-- BEGIN --

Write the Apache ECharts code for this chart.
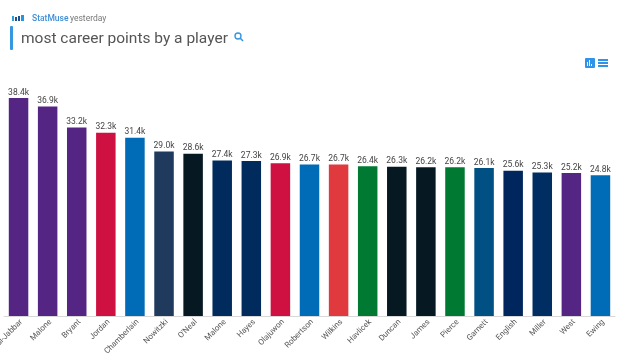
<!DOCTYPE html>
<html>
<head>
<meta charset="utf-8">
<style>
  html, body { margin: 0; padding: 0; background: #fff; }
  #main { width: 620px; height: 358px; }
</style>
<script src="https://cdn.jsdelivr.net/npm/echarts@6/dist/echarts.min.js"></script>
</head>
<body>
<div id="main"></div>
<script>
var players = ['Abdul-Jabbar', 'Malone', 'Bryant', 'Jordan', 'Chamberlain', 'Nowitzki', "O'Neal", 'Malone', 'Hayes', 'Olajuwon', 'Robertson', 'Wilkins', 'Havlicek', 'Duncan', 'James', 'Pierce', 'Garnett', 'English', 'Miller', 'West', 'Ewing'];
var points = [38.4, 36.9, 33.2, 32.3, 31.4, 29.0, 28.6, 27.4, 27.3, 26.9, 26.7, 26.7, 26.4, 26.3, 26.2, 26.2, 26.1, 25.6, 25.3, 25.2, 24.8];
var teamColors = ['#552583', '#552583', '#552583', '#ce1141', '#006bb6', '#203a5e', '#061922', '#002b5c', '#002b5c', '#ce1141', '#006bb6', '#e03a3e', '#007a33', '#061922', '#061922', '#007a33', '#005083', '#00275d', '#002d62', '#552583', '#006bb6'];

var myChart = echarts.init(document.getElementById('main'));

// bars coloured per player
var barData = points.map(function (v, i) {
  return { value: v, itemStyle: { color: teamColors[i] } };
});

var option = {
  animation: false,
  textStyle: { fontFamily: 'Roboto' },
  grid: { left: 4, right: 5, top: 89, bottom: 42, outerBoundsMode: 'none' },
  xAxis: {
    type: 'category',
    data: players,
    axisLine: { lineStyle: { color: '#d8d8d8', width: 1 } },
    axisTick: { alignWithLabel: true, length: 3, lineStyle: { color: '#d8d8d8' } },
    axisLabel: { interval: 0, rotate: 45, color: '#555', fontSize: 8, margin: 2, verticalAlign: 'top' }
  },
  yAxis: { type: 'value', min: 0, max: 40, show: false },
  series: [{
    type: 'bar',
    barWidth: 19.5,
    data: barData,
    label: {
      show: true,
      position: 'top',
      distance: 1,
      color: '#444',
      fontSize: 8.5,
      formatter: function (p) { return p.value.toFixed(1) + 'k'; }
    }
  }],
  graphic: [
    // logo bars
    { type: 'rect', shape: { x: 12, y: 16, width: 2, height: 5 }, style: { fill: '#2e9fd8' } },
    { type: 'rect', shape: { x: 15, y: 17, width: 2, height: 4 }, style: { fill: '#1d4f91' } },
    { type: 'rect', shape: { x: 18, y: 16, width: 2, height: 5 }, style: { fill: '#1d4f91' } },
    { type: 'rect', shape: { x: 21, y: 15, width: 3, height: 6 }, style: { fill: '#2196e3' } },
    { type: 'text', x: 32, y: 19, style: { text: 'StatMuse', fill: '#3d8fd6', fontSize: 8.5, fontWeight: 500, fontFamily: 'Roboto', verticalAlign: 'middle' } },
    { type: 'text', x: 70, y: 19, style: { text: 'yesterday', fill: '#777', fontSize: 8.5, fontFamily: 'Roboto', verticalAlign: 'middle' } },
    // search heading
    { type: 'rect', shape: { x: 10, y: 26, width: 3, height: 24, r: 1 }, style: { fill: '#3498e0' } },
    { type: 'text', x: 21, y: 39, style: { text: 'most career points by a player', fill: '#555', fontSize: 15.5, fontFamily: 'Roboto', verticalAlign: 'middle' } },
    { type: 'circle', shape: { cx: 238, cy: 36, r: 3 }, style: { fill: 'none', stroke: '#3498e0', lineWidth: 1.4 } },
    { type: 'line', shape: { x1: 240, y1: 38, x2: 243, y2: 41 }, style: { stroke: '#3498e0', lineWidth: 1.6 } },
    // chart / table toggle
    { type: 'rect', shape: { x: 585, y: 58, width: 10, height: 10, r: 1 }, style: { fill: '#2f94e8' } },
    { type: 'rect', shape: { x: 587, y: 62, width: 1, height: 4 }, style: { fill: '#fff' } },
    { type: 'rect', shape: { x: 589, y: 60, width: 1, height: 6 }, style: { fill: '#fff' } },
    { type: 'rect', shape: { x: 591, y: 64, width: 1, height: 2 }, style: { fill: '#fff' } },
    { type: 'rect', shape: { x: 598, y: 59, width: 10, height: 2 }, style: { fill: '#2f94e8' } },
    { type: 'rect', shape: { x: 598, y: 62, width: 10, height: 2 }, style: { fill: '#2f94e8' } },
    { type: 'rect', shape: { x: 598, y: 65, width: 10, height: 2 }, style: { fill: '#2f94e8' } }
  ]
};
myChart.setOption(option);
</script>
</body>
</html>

-- END --

▶ **Required work**
Reproduce the listing word for word and omit its pictures.

▶ **Task answer**
Write the Apache ECharts code for this chart.
<!DOCTYPE html>
<html>
<head>
<meta charset="utf-8">
<style>
  html, body { margin: 0; padding: 0; background: #fff; }
  #main { width: 620px; height: 358px; }
</style>
<script src="https://cdn.jsdelivr.net/npm/echarts@6/dist/echarts.min.js"></script>
</head>
<body>
<div id="main"></div>
<script>
var players = ['Abdul-Jabbar', 'Malone', 'Bryant', 'Jordan', 'Chamberlain', 'Nowitzki', "O'Neal", 'Malone', 'Hayes', 'Olajuwon', 'Robertson', 'Wilkins', 'Havlicek', 'Duncan', 'James', 'Pierce', 'Garnett', 'English', 'Miller', 'West', 'Ewing'];
var points = [38.4, 36.9, 33.2, 32.3, 31.4, 29.0, 28.6, 27.4, 27.3, 26.9, 26.7, 26.7, 26.4, 26.3, 26.2, 26.2, 26.1, 25.6, 25.3, 25.2, 24.8];
var teamColors = ['#552583', '#552583', '#552583', '#ce1141', '#006bb6', '#203a5e', '#061922', '#002b5c', '#002b5c', '#ce1141', '#006bb6', '#e03a3e', '#007a33', '#061922', '#061922', '#007a33', '#005083', '#00275d', '#002d62', '#552583', '#006bb6'];

var myChart = echarts.init(document.getElementById('main'));

// bars coloured per player
var barData = points.map(function (v, i) {
  return { value: v, itemStyle: { color: teamColors[i] } };
});

var option = {
  animation: false,
  textStyle: { fontFamily: 'Roboto' },
  grid: { left: 4, right: 5, top: 89, bottom: 42, outerBoundsMode: 'none' },
  xAxis: {
    type: 'category',
    data: players,
    axisLine: { lineStyle: { color: '#d8d8d8', width: 1 } },
    axisTick: { alignWithLabel: true, length: 3, lineStyle: { color: '#d8d8d8' } },
    axisLabel: { interval: 0, rotate: 45, color: '#555', fontSize: 8, margin: 2, verticalAlign: 'top' }
  },
  yAxis: { type: 'value', min: 0, max: 40, show: false },
  series: [{
    type: 'bar',
    barWidth: 19.5,
    data: barData,
    label: {
      show: true,
      position: 'top',
      distance: 1,
      color: '#444',
      fontSize: 8.5,
      formatter: function (p) { return p.value.toFixed(1) + 'k'; }
    }
  }],
  graphic: [
    // logo bars
    { type: 'rect', shape: { x: 12, y: 16, width: 2, height: 5 }, style: { fill: '#2e9fd8' } },
    { type: 'rect', shape: { x: 15, y: 17, width: 2, height: 4 }, style: { fill: '#1d4f91' } },
    { type: 'rect', shape: { x: 18, y: 16, width: 2, height: 5 }, style: { fill: '#1d4f91' } },
    { type: 'rect', shape: { x: 21, y: 15, width: 3, height: 6 }, style: { fill: '#2196e3' } },
    { type: 'text', x: 32, y: 19, style: { text: 'StatMuse', fill: '#3d8fd6', fontSize: 8.5, fontWeight: 500, fontFamily: 'Roboto', verticalAlign: 'middle' } },
    { type: 'text', x: 70, y: 19, style: { text: 'yesterday', fill: '#777', fontSize: 8.5, fontFamily: 'Roboto', verticalAlign: 'middle' } },
    // search heading
    { type: 'rect', shape: { x: 10, y: 26, width: 3, height: 24, r: 1 }, style: { fill: '#3498e0' } },
    { type: 'text', x: 21, y: 39, style: { text: 'most career points by a player', fill: '#555', fontSize: 15.5, fontFamily: 'Roboto', verticalAlign: 'middle' } },
    { type: 'circle', shape: { cx: 238, cy: 36, r: 3 }, style: { fill: 'none', stroke: '#3498e0', lineWidth: 1.4 } },
    { type: 'line', shape: { x1: 240, y1: 38, x2: 243, y2: 41 }, style: { stroke: '#3498e0', lineWidth: 1.6 } },
    // chart / table toggle
    { type: 'rect', shape: { x: 585, y: 58, width: 10, height: 10, r: 1 }, style: { fill: '#2f94e8' } },
    { type: 'rect', shape: { x: 587, y: 62, width: 1, height: 4 }, style: { fill: '#fff' } },
    { type: 'rect', shape: { x: 589, y: 60, width: 1, height: 6 }, style: { fill: '#fff' } },
    { type: 'rect', shape: { x: 591, y: 64, width: 1, height: 2 }, style: { fill: '#fff' } },
    { type: 'rect', shape: { x: 598, y: 59, width: 10, height: 2 }, style: { fill: '#2f94e8' } },
    { type: 'rect', shape: { x: 598, y: 62, width: 10, height: 2 }, style: { fill: '#2f94e8' } },
    { type: 'rect', shape: { x: 598, y: 65, width: 10, height: 2 }, style: { fill: '#2f94e8' } }
  ]
};
myChart.setOption(option);
</script>
</body>
</html>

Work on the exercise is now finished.